:: Set problem ::
Make an exact copy, from the records below, of the lines from the line containing "Rebuild this diagram" to the line containing "(0,0) rectangle (909,604);", both lines included, excluding pictures.
────────────────────────────────────────
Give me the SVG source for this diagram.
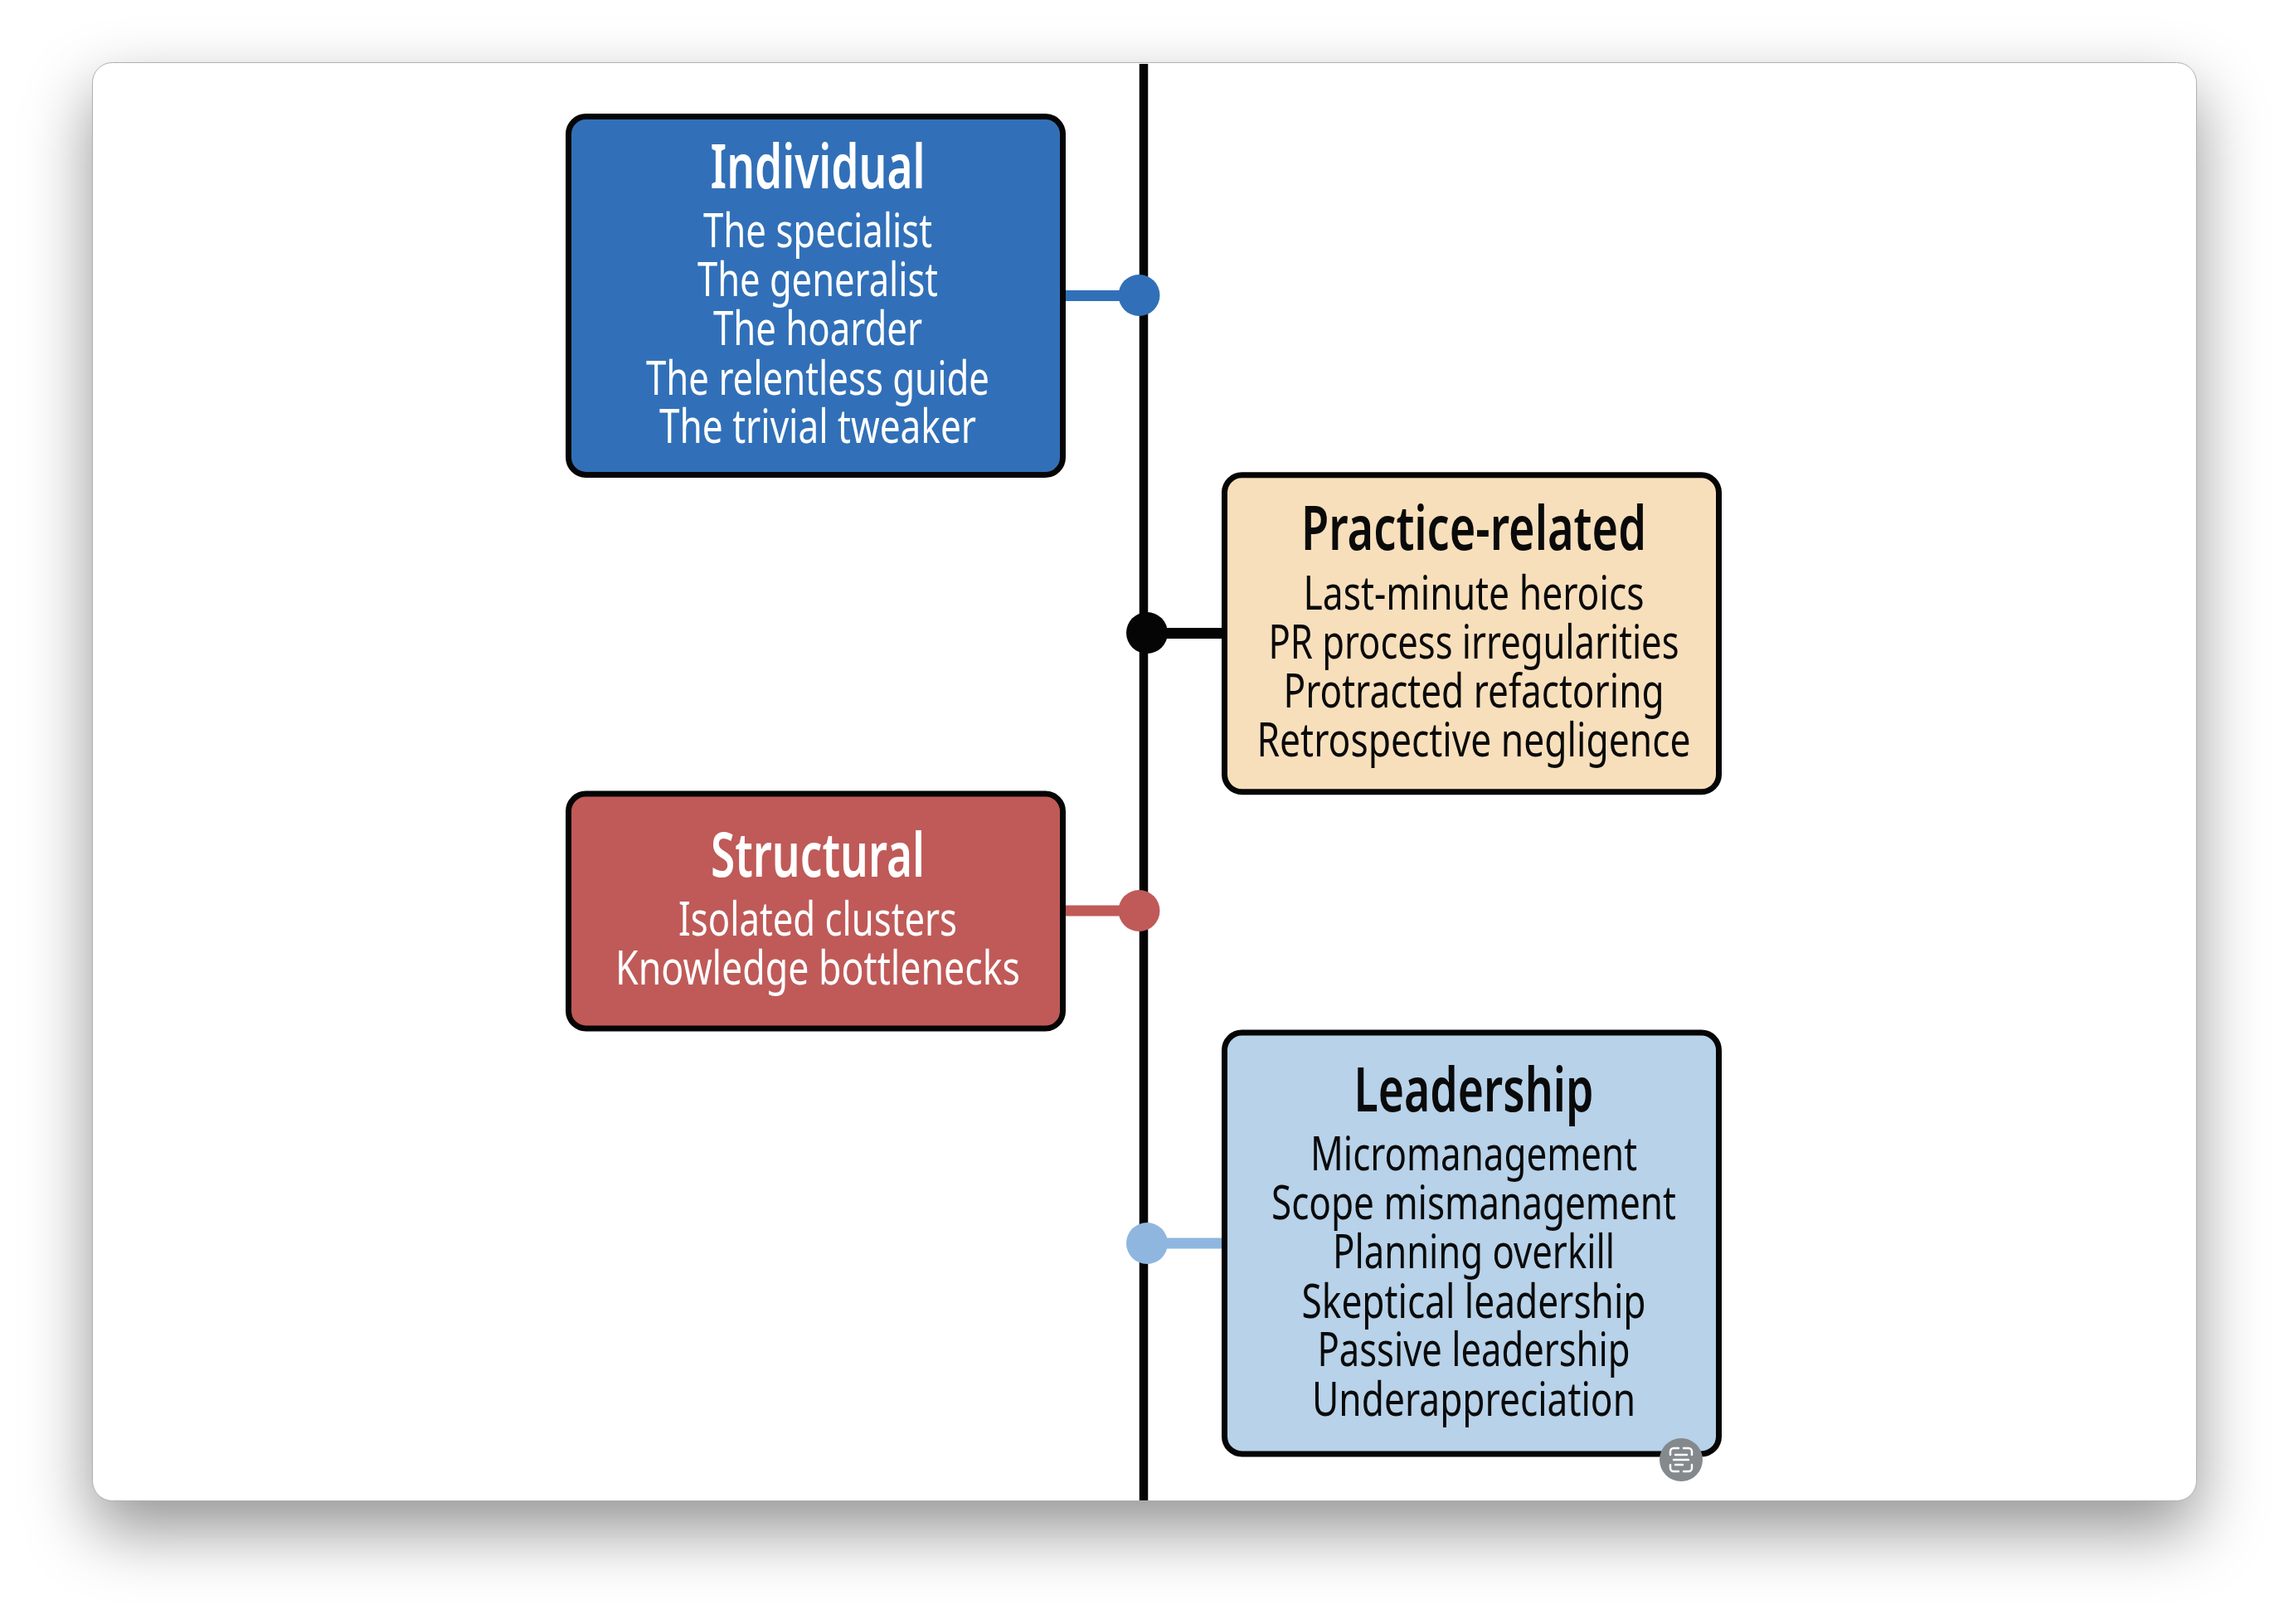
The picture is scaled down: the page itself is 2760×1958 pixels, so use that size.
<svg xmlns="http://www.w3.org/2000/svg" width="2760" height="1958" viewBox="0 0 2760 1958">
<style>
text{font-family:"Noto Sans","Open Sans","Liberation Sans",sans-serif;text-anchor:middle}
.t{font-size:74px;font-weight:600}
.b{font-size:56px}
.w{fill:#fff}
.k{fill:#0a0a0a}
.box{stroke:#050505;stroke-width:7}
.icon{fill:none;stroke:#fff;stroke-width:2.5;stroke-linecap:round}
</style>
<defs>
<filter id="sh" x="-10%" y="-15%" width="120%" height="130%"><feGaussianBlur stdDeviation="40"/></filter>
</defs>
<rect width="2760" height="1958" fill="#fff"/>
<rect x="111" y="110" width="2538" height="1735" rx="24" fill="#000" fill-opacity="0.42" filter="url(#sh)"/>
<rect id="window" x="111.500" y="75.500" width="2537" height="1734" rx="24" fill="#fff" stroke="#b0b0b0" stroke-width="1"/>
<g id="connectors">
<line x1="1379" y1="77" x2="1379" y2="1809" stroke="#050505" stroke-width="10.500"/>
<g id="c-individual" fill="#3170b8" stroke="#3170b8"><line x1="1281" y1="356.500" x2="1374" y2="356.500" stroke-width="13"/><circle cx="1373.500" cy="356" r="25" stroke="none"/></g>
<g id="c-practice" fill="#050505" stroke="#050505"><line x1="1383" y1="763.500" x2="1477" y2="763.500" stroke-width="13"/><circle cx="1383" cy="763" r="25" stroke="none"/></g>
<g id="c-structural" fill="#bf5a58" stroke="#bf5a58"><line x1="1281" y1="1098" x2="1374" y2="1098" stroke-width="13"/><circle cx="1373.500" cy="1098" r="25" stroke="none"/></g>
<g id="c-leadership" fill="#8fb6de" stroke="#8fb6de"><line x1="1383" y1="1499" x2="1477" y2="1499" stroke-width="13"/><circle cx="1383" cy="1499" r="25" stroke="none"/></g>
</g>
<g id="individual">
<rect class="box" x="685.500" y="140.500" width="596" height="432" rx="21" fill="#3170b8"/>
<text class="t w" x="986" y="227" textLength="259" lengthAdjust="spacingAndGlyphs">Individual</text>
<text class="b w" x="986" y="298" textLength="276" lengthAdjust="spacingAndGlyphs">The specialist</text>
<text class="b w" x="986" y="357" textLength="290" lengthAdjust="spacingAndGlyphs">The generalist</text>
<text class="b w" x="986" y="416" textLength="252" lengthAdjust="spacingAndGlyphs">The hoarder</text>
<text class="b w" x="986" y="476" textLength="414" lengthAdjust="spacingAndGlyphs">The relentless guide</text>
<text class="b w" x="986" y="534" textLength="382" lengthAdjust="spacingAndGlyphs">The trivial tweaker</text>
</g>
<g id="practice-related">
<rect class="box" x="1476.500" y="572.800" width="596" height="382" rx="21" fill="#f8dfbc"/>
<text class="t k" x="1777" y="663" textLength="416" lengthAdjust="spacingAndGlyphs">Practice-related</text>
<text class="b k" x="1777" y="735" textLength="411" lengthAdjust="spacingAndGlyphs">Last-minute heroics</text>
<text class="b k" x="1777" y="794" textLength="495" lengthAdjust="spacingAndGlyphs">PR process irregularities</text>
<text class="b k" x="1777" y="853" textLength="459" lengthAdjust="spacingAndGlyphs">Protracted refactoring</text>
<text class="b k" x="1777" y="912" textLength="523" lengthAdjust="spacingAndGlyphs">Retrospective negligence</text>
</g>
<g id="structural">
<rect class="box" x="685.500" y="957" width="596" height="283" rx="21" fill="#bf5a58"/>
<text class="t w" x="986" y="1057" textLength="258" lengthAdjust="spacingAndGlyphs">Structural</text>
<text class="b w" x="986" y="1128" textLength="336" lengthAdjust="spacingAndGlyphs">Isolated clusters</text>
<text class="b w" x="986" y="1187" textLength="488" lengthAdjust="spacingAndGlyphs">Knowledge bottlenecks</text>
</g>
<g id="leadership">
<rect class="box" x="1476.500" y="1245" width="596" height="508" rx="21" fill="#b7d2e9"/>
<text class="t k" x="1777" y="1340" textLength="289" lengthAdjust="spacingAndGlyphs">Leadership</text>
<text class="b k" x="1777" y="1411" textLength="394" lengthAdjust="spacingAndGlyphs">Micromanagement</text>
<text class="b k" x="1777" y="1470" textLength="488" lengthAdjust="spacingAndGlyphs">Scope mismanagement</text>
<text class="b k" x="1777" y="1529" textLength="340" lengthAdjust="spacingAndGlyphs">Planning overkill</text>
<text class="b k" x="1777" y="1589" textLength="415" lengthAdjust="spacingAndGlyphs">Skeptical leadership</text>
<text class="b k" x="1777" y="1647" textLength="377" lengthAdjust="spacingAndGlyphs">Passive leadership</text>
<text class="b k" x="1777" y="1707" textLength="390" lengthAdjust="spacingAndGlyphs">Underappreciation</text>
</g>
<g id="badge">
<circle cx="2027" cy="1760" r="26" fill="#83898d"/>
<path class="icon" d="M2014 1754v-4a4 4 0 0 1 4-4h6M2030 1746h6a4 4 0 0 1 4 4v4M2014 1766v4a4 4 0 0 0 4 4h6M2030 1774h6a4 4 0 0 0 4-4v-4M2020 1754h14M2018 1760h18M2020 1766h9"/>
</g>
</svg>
────────────────────────────────────────
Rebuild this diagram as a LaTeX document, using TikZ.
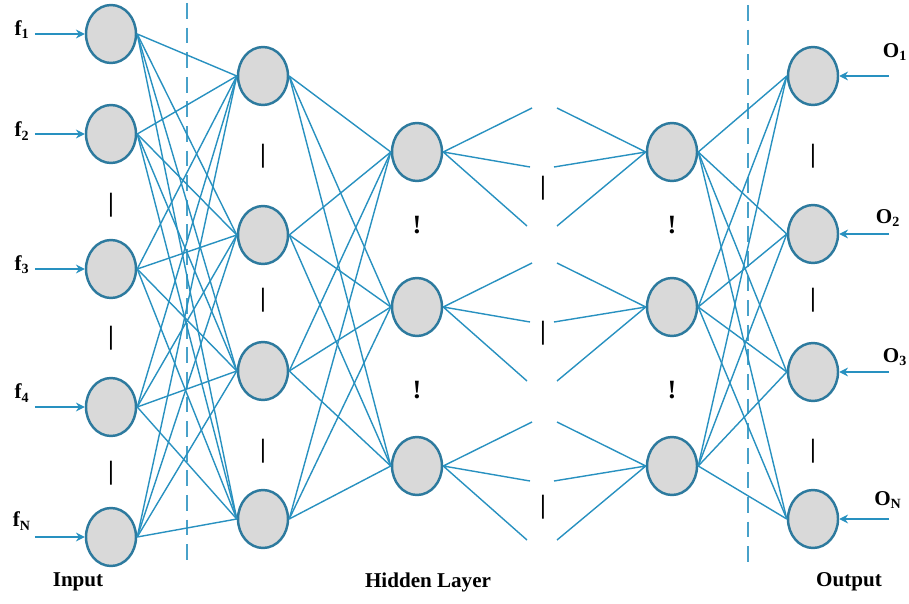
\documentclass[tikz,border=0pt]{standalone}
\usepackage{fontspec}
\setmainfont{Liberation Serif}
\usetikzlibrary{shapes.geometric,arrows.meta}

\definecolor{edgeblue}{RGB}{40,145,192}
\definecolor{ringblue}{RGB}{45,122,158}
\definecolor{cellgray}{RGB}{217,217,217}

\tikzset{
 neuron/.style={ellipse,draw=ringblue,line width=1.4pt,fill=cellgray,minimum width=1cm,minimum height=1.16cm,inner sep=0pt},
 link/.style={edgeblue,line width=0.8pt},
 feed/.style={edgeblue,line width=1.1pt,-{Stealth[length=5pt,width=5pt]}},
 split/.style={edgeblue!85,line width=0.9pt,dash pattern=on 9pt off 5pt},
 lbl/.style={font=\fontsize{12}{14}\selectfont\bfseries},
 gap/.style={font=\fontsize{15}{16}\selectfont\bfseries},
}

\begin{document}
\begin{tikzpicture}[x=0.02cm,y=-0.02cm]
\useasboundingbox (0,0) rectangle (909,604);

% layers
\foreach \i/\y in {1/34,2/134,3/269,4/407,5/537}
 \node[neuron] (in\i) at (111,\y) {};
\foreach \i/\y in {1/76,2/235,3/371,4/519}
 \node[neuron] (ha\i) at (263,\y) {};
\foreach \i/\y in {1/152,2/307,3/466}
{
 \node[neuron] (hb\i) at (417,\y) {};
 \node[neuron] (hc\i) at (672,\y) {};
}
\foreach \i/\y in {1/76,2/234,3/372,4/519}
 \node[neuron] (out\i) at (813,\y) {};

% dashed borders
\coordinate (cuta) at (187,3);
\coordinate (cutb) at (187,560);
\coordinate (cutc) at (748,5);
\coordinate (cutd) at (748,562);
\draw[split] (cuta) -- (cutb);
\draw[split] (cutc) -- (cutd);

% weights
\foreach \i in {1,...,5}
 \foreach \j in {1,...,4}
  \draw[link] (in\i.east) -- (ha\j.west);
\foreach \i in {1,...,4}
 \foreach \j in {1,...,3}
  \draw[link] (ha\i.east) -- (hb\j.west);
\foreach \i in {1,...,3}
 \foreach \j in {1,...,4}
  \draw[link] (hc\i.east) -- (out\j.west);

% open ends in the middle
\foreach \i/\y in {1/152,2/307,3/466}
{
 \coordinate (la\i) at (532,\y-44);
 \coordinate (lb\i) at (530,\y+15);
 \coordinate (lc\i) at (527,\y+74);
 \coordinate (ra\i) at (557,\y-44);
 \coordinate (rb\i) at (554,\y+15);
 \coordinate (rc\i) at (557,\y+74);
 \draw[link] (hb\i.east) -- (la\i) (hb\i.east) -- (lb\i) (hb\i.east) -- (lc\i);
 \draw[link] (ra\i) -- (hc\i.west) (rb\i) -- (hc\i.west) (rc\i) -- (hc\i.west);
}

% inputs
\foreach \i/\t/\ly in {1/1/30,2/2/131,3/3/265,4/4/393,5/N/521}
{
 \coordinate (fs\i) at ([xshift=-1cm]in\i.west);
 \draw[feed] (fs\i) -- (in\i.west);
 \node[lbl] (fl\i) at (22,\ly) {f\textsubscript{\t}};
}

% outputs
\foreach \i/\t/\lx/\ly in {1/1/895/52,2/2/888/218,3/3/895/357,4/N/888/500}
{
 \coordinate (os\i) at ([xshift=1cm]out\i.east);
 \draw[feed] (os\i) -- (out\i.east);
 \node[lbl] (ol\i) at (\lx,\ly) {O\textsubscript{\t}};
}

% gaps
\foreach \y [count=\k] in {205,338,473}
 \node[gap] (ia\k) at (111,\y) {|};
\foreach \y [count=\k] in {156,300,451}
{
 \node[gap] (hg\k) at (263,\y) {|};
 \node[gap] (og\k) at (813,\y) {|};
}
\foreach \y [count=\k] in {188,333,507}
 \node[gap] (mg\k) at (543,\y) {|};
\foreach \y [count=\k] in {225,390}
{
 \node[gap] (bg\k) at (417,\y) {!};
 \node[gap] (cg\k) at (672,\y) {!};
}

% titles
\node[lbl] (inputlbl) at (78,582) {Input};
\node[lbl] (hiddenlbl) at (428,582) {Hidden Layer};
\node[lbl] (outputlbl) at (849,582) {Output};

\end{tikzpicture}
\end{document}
────────────────────────────────────────
:: Exercise solution ::
Rebuild this diagram as a LaTeX document, using TikZ.
\documentclass[tikz,border=0pt]{standalone}
\usepackage{fontspec}
\setmainfont{Liberation Serif}
\usetikzlibrary{shapes.geometric,arrows.meta}

\definecolor{edgeblue}{RGB}{40,145,192}
\definecolor{ringblue}{RGB}{45,122,158}
\definecolor{cellgray}{RGB}{217,217,217}

\tikzset{
 neuron/.style={ellipse,draw=ringblue,line width=1.4pt,fill=cellgray,minimum width=1cm,minimum height=1.16cm,inner sep=0pt},
 link/.style={edgeblue,line width=0.8pt},
 feed/.style={edgeblue,line width=1.1pt,-{Stealth[length=5pt,width=5pt]}},
 split/.style={edgeblue!85,line width=0.9pt,dash pattern=on 9pt off 5pt},
 lbl/.style={font=\fontsize{12}{14}\selectfont\bfseries},
 gap/.style={font=\fontsize{15}{16}\selectfont\bfseries},
}

\begin{document}
\begin{tikzpicture}[x=0.02cm,y=-0.02cm]
\useasboundingbox (0,0) rectangle (909,604);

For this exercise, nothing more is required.